⟨

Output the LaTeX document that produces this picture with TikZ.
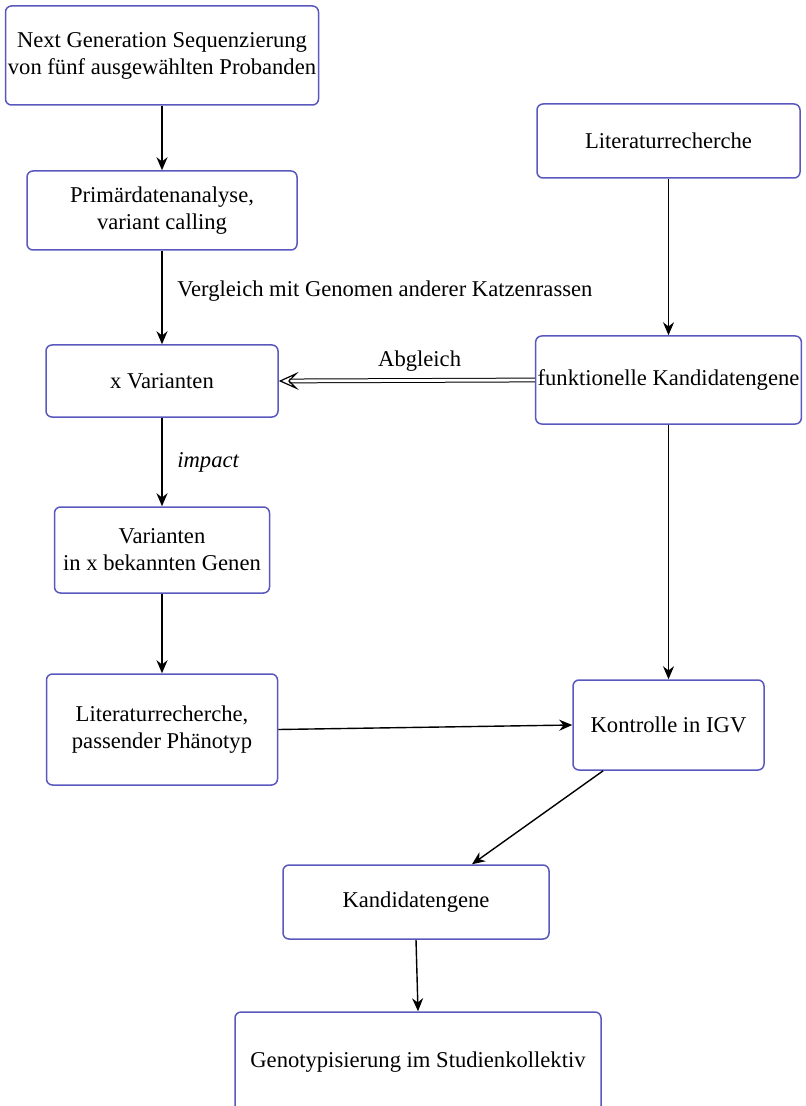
\documentclass[tikz,border=0pt]{standalone}
\usepackage{fontspec}
\setmainfont{Liberation Serif}
\usetikzlibrary{arrows.meta}
\definecolor{boxblau}{RGB}{88,88,190}

\begin{document}
\begin{tikzpicture}[x=0.5pt, y=-0.5pt,
        every node/.style={font=\fontsize{11.3}{13.5}\selectfont},
        box/.style={draw=boxblau, line width=0.75pt, rounded corners=3pt, align=center, inner sep=1pt},
        pfeil/.style={line width=0.7pt, -{Stealth[length=6.5pt, width=5.5pt]}},
        abgleich/.style={double, double distance=1.4pt, line width=0.5pt, -{Stealth[open, length=10pt, width=9pt, inset=4.5pt, line width=0.6pt]}}]
        \useasboundingbox (0,0) rectangle (805,1106);

        % Linke Spalte (Sequenzierung)
        \node[box, minimum width=156.5pt, minimum height=49.5pt] (ngs) at (162,55.5) {Next Generation Sequenzierung\\von fünf ausgewählten Probanden};
        \node[box, minimum width=135pt, minimum height=39.5pt] (prim) at (162,210.5) {Primärdatenanalyse,\\variant calling};
        \node[box, minimum width=116pt, minimum height=36pt] (xvar) at (162,381) {x Varianten};
        \node[box, minimum width=107.5pt, minimum height=43pt] (var) at (162,550) {Varianten\\in x bekannten Genen};
        \node[box, minimum width=115.5pt, minimum height=55.5pt] (litl) at (162,729.5) {Literaturrecherche,\\passender Phänotyp};

        % Rechte Spalte (Kandidatengene)
        \node[box, minimum width=131.5pt, minimum height=37pt] (litr) at (668.5,141) {Literaturrecherche};
        \node[box, minimum width=131.5pt, minimum height=44pt] (funkt) at (668.5,380) {funktionelle Kandidatengene};
        \node[box, minimum width=95.5pt, minimum height=45pt] (ctrl) at (668.5,725) {Kontrolle in IGV};

        % Ergebnis
        \node[box, minimum width=133pt, minimum height=37pt] (kand) at (416,902) {Kandidatengene};
        \node[box, minimum width=183pt, minimum height=50pt] (geno) at (418,1062) {Genotypisierung im Studienkollektiv};

        % Pfeile
        \draw[pfeil] (ngs.south) -- (prim.north);
        \draw[pfeil] (prim.south) -- (xvar.north) node[pos=0.43, right=4pt] {Vergleich mit Genomen anderer Katzenrassen};
        \draw[pfeil] (xvar.south) -- (var.north) node[midway, right=4pt] {\textit{impact}};
        \draw[pfeil] (var.south) -- (litl.north);
        \draw[pfeil] (litl.east) -- (ctrl.west);
        \draw[pfeil] (litr.south) -- (funkt.north);
        \draw[pfeil] (funkt.south) -- (ctrl.north);
        \draw[pfeil] (ctrl.215) -- (kand.34);
        \draw[pfeil] (kand.south) -- (geno.north);

        % Abgleich (Doppelpfeil)
        \draw[abgleich] (funkt.west) -- (xvar.east) node[pos=0.45, above=1pt] {Abgleich};
\end{tikzpicture}
\end{document}
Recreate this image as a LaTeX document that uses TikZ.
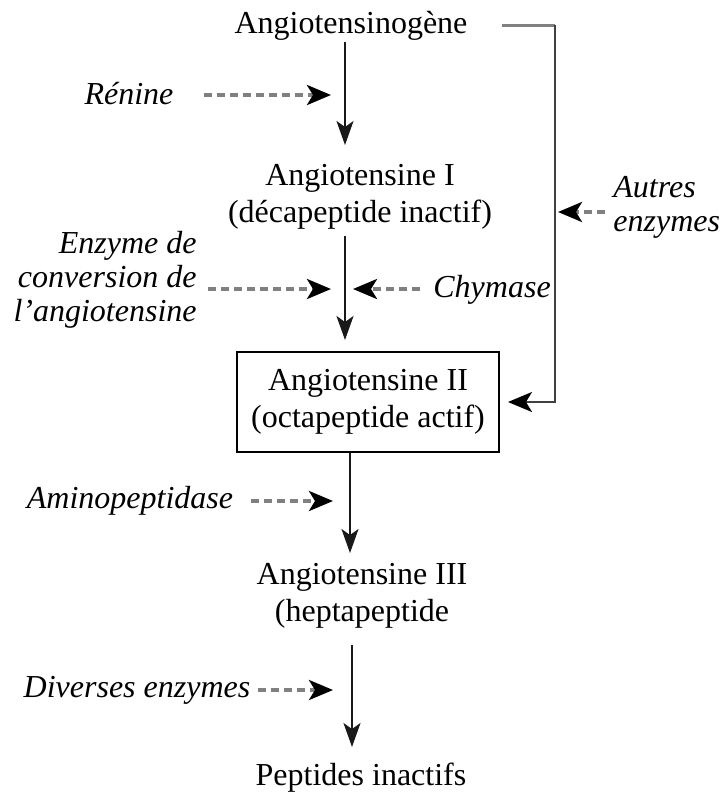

⟩

_WORK INSTRUCTIONS_. Without the pictures, repeat all the records word for word.

_RESULT OF THIS TASK_.
Output the LaTeX document that produces this picture with TikZ.
\documentclass[tikz,border=0pt]{standalone}
\usepackage{fontspec}
\setmainfont{Liberation Serif}
\usetikzlibrary{arrows.meta}
\definecolor{boxblau}{RGB}{88,88,190}

\begin{document}
\begin{tikzpicture}[x=0.5pt, y=-0.5pt,
        every node/.style={font=\fontsize{11.3}{13.5}\selectfont},
        box/.style={draw=boxblau, line width=0.75pt, rounded corners=3pt, align=center, inner sep=1pt},
        pfeil/.style={line width=0.7pt, -{Stealth[length=6.5pt, width=5.5pt]}},
        abgleich/.style={double, double distance=1.4pt, line width=0.5pt, -{Stealth[open, length=10pt, width=9pt, inset=4.5pt, line width=0.6pt]}}]
        \useasboundingbox (0,0) rectangle (805,1106);

        % Linke Spalte (Sequenzierung)
        \node[box, minimum width=156.5pt, minimum height=49.5pt] (ngs) at (162,55.5) {Next Generation Sequenzierung\\von fünf ausgewählten Probanden};
        \node[box, minimum width=135pt, minimum height=39.5pt] (prim) at (162,210.5) {Primärdatenanalyse,\\variant calling};
        \node[box, minimum width=116pt, minimum height=36pt] (xvar) at (162,381) {x Varianten};
        \node[box, minimum width=107.5pt, minimum height=43pt] (var) at (162,550) {Varianten\\in x bekannten Genen};
        \node[box, minimum width=115.5pt, minimum height=55.5pt] (litl) at (162,729.5) {Literaturrecherche,\\passender Phänotyp};

        % Rechte Spalte (Kandidatengene)
        \node[box, minimum width=131.5pt, minimum height=37pt] (litr) at (668.5,141) {Literaturrecherche};
        \node[box, minimum width=131.5pt, minimum height=44pt] (funkt) at (668.5,380) {funktionelle Kandidatengene};
        \node[box, minimum width=95.5pt, minimum height=45pt] (ctrl) at (668.5,725) {Kontrolle in IGV};

        % Ergebnis
        \node[box, minimum width=133pt, minimum height=37pt] (kand) at (416,902) {Kandidatengene};
        \node[box, minimum width=183pt, minimum height=50pt] (geno) at (418,1062) {Genotypisierung im Studienkollektiv};

        % Pfeile
        \draw[pfeil] (ngs.south) -- (prim.north);
        \draw[pfeil] (prim.south) -- (xvar.north) node[pos=0.43, right=4pt] {Vergleich mit Genomen anderer Katzenrassen};
        \draw[pfeil] (xvar.south) -- (var.north) node[midway, right=4pt] {\textit{impact}};
        \draw[pfeil] (var.south) -- (litl.north);
        \draw[pfeil] (litl.east) -- (ctrl.west);
        \draw[pfeil] (litr.south) -- (funkt.north);
        \draw[pfeil] (funkt.south) -- (ctrl.north);
        \draw[pfeil] (ctrl.215) -- (kand.34);
        \draw[pfeil] (kand.south) -- (geno.north);

        % Abgleich (Doppelpfeil)
        \draw[abgleich] (funkt.west) -- (xvar.east) node[pos=0.45, above=1pt] {Abgleich};
\end{tikzpicture}
\end{document}
Recreate this image as a LaTeX document that uses TikZ.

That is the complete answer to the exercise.